Almost all projects must apply for the establishment of a project company under the form of a LLC or a JSC.
(vi) BCC Contract
BCC is a cooperation contract signed by investors with the objective of conducting jointly one or more business operations in Vietnam, on the basis of mutual allocation or responsibilities and sharing of profits and products or losses, without creating or forming a legal entity in Vietnam.
As BCC is not a separate legal entity, the contractual rights and obligations of the parties must be shared. To implement the contract and co-ordinate the daily operation of a BCC, if necessary, a co-ordination board having the functions, duties and powers as agreed by the parties, can be set up when necessary, with presence of the equal nominees from the parties.
To do joint business under the BCC, the parties to a BCC signed between a local investor and a foreign investor or between foreign investors must apply for the issuance of IRC.
Project Classification and Licensing Agencies
The projects under the LI are classified into two groups: projects requested to apply for the issuance of IRC and those not requested to do so.

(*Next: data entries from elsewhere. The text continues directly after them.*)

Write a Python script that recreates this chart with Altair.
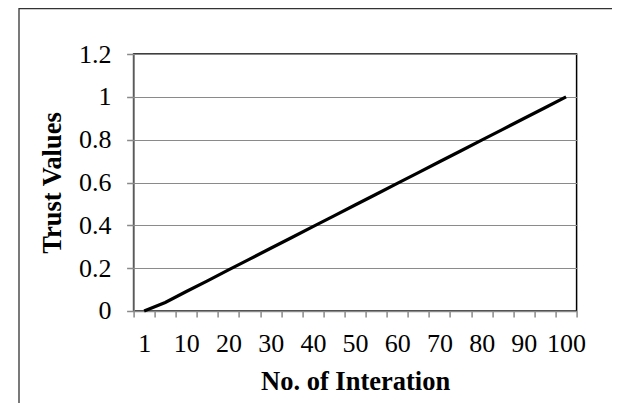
import altair as alt
import pandas as pd

# Data
iterations = ["1", "5", "10", "15", "20", "25", "30", "35", "40", "45", "50",
              "55", "60", "65", "70", "75", "80", "85", "90", "95", "100"]
trust = [0.0, 0.040, 0.091, 0.141, 0.192, 0.242, 0.293, 0.343, 0.394, 0.444, 0.495,
         0.545, 0.596, 0.646, 0.697, 0.747, 0.798, 0.848, 0.899, 0.949, 1.0]
y_ticks = [0, 0.2, 0.4, 0.6, 0.8, 1.0, 1.2]

df = pd.DataFrame({"idx": list(range(len(iterations))), "label": iterations, "trust": trust})

n = len(iterations)
label_positions = list(range(0, n, 2))
boundaries = [i - 0.5 for i in range(n + 1)]
label_array = "[" + ",".join("'%s'" % s for s in iterations) + "]"

FONT = "Liberation Serif"
GRAY = "#8a8a8a"

W, H = 443, 257

x_scale = alt.Scale(domain=[-0.5, n - 0.5], nice=False, zero=False)
y_scale = alt.Scale(domain=[0, 1.2], nice=False)

line = alt.Chart(df).mark_line(color="black", strokeWidth=3.2).encode(
    x=alt.X("idx:Q", scale=x_scale,
            axis=alt.Axis(orient="bottom", values=label_positions, ticks=False, tickSize=0,
                          labelExpr=label_array + "[datum.value]",
                          labelFont=FONT, labelFontSize=26, labelColor="black",
                          labelBaseline="alphabetic", labelPadding=41,
                          labelFlush=False, labelOverlap=False, grid=False,
                          domain=False,
                          title="No. of Interation", titleFont=FONT, titleFontSize=26.5,
                          titleFontWeight="bold", titleColor="black",
                          titleX=W / 2, titleY=79, titleBaseline="alphabetic",
                          titleAlign="center")),
    y=alt.Y("trust:Q", scale=y_scale,
            axis=alt.Axis(values=y_ticks, format="~g", grid=True, gridColor=GRAY,
                          gridWidth=1, domainColor=GRAY, domainWidth=1.5,
                          tickColor=GRAY, tickSize=7, tickWidth=1.5,
                          labelFont=FONT, labelFontSize=26, labelColor="black",
                          labelPadding=15.6, labelBaseline="middle",
                          title="Trust Values", titleFont=FONT, titleFontSize=26.5,
                          titleFontWeight="bold", titleColor="black",
                          titleX=-81, titleY=H / 2, titleBaseline="middle",
                          titleAlign="center", titleAngle=270)),
)

tick_df = pd.DataFrame({"b": boundaries})
ticks_layer = alt.Chart(tick_df).mark_point(opacity=0).encode(
    x=alt.X("b:Q", scale=x_scale,
            axis=alt.Axis(orient="bottom", values=boundaries, labels=False, grid=False,
                          domainColor=GRAY, domainWidth=1.5, tickColor=GRAY,
                          tickSize=6, tickWidth=1.5, title=None)),
)

frame = alt.Chart(alt.Data(values=[{}])).mark_rect(
    filled=False, stroke="#333333", strokeWidth=1.3, clip=False
).encode(
    x=alt.value(-114.6), x2=alt.value(520), y=alt.value(-45.3), y2=alt.value(400)
)

chart = alt.layer(ticks_layer, line, frame).resolve_axis(x="independent").properties(
    width=W, height=H,
    autosize="none",
    padding={"left": 125.6, "top": 46, "right": 35, "bottom": 92},
    background="white",
).configure_view(stroke="black", strokeWidth=1.5)

chart.save("out.html", embed_options={"renderer": "svg", "actions": False})
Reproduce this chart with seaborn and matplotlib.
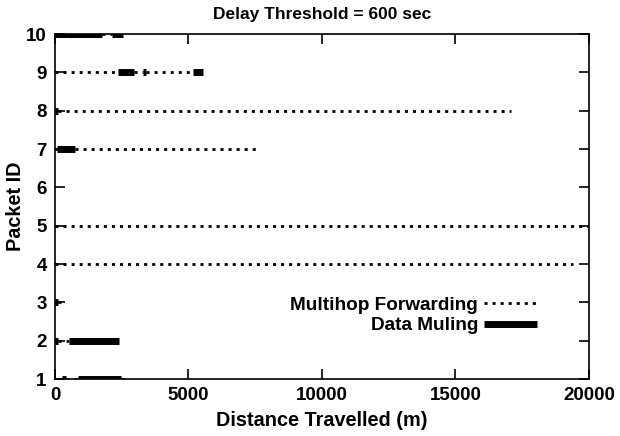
import pandas as pd
import matplotlib.pyplot as plt
import seaborn as sns
from matplotlib.lines import Line2D

# segments per packet: (start, end, mode)  F = multihop forwarding, M = data muling
packet_ids = [10, 9, 8, 7, 5, 4, 3, 2, 1]
seg_start = [
    [0, 1750, 2140],
    [0, 2370, 2950, 3300, 3400, 5180],
    [0, 100],
    [0, 60, 750],
    [0],
    [0],
    [0, 120],
    [0, 120, 540],
    [0, 250, 410, 870, 2470],
]
seg_end = [
    [1750, 2140, 2560],
    [2370, 2950, 3300, 3400, 5180, 5550],
    [100, 17080],
    [60, 750, 7640],
    [20000],
    [19400],
    [120, 370],
    [120, 540, 2400],
    [250, 410, 870, 2470, 2580],
]
seg_mode = [
    ['M', 'F', 'M'],
    ['F', 'M', 'F', 'M', 'F', 'M'],
    ['M', 'F'],
    ['F', 'M', 'F'],
    ['F'],
    ['F'],
    ['M', 'F'],
    ['M', 'F', 'M'],
    ['F', 'M', 'F', 'M', 'F'],
]
mode_names = {'F': 'Multihop Forwarding', 'M': 'Data Muling'}

rows = []
seg = 0
for pid, starts, ends, modes in zip(packet_ids, seg_start, seg_end, seg_mode):
    for s, e, m in zip(starts, ends, modes):
        rows.append({'x': s, 'packet': pid, 'seg': seg, 'mode': mode_names[m]})
        rows.append({'x': e, 'packet': pid, 'seg': seg, 'mode': mode_names[m]})
        seg += 1
df = pd.DataFrame(rows)

sns.set_theme(style='ticks')
plt.rcParams['font.family'] = ['Liberation Sans', 'DejaVu Sans']
plt.rcParams['font.weight'] = 'bold'
plt.rcParams['text.color'] = 'black'
plt.rcParams['axes.labelcolor'] = 'black'
plt.rcParams['xtick.color'] = 'black'
plt.rcParams['ytick.color'] = 'black'

fig = plt.figure(figsize=(6.2, 4.36), dpi=100)
ax = fig.add_axes([0.0887, 0.1307, 0.8613, 0.7913])

dash_f = (1.1, 1.8)
# multihop: thin dotted, muling: thick solid
for mode, lw, dashes in [('Multihop Forwarding', 2.0, dash_f), ('Data Muling', 5.0, '')]:
    sub = df[df['mode'] == mode]
    sns.lineplot(data=sub, x='x', y='packet', units='seg', estimator=None,
                 color='black', linewidth=lw, dashes=False, ax=ax, legend=False,
                 sort=False)
    for line in ax.lines[-sub['seg'].nunique():]:
        if dashes:
            line.set_dashes(dashes)
        line.set_solid_capstyle('butt')
        line.set_dash_capstyle('butt')

ax.set_xlim(0, 20000)
ax.set_ylim(1, 10)
ax.set_xticks([0, 5000, 10000, 15000, 20000])
ax.set_yticks(range(1, 11))
ax.tick_params(direction='in', length=7, width=1.2, top=True, right=True,
               labelsize=13.5, pad=6, colors='black')
for lab in ax.get_xticklabels() + ax.get_yticklabels():
    lab.set_fontweight('bold')
for sp in ax.spines.values():
    sp.set_visible(True)
    sp.set_linewidth(1.2)
    sp.set_color('black')

ax.set_xlabel('Distance Travelled (m)', fontsize=14.3, fontweight='bold', labelpad=5)
ax.set_ylabel('Packet ID', fontsize=14.3, fontweight='bold', labelpad=0.5)
ax.set_title('Delay Threshold = 600 sec', fontsize=12.5, fontweight='bold', pad=11)

handles = [
    Line2D([], [], color='black', lw=2.0, dashes=dash_f, dash_capstyle='butt'),
    Line2D([], [], color='black', lw=5.0, solid_capstyle='butt'),
]
leg = ax.legend(handles, ['Multihop Forwarding', 'Data Muling'], loc='lower right',
                bbox_to_anchor=(0.903, 0.13), frameon=False, markerfirst=False,
                fontsize=13.7, handlelength=2.8, handletextpad=0.3, labelspacing=0.15,
                borderaxespad=0, borderpad=0)
for t in leg.get_texts():
    t.set_fontweight('bold')
    t.set_color('black')

fig.savefig('out.png', dpi=100)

In which, investment projects of foreign investors normally fall on the first group. More decentralized, all projects are approved and licensed by the provincial-level Department of Investment and Planning (DPI) with respect to projects outside IZs, EPZs, HZs and EZs, and provincial-level Management Boards of IZs, EPZs, HZs and EZs with respect to projects inside an IZ, EPZ, HZ or EZ.
Application Document Requirement
An application/ registration file for submission to investment registration agencies, under the LI, normally includes:
- Written application for implementation of the investment project, including a commitment to bear all expenses and risks if the project is not approved;
- Personal papers for individual investors, the documents certifying the legal status of institutional investors;
- Proposal for investment project;
- Written confirmation of investor’s financial capacity;
- Proposal for a need for land use; where the project does not require the State to allocate or lease out land or to permit conversion of the land use purpose, a copy of the site lease agreement or other document certifying that the investor has the right to use the site for implementation of the investment project shall be submitted;
- Explanatory statement on technology to be used in respect of the projects, which requires evaluation and collection of opinions on technology in accordance with the laws on technology transfer;
- BCC contract in the case of investment projects in the form of a BCC contract; and
- Explanation on satisfaction of WTO’s requirements, as the case may be.
Vietnamese language is lawfully required, but a widely-used foreign language may also be accompanied, for instance, English. In principle, the two languages have equal legal weight in determining the parties’ intentions, but in case of discrepancies, the Vietnamese shall prevail.
Licensing Procedures and Timing
All the new establishment of LLCs, JSCs, Partnerships, BCCs, other economic organizations are required to get IRCs. The licensing procedures and timing for obtaining the certificates are in the same and described hereunder:
- For investment projects subject to investment policy decisions, the investment registration agency shall issue IRCs to investors within 5 working days from the date of receipt of the written investment policy decision.
- For the remaining projects, the investment registration agency shall issue the IRC within 15 days from the date of receiving the complete dossier.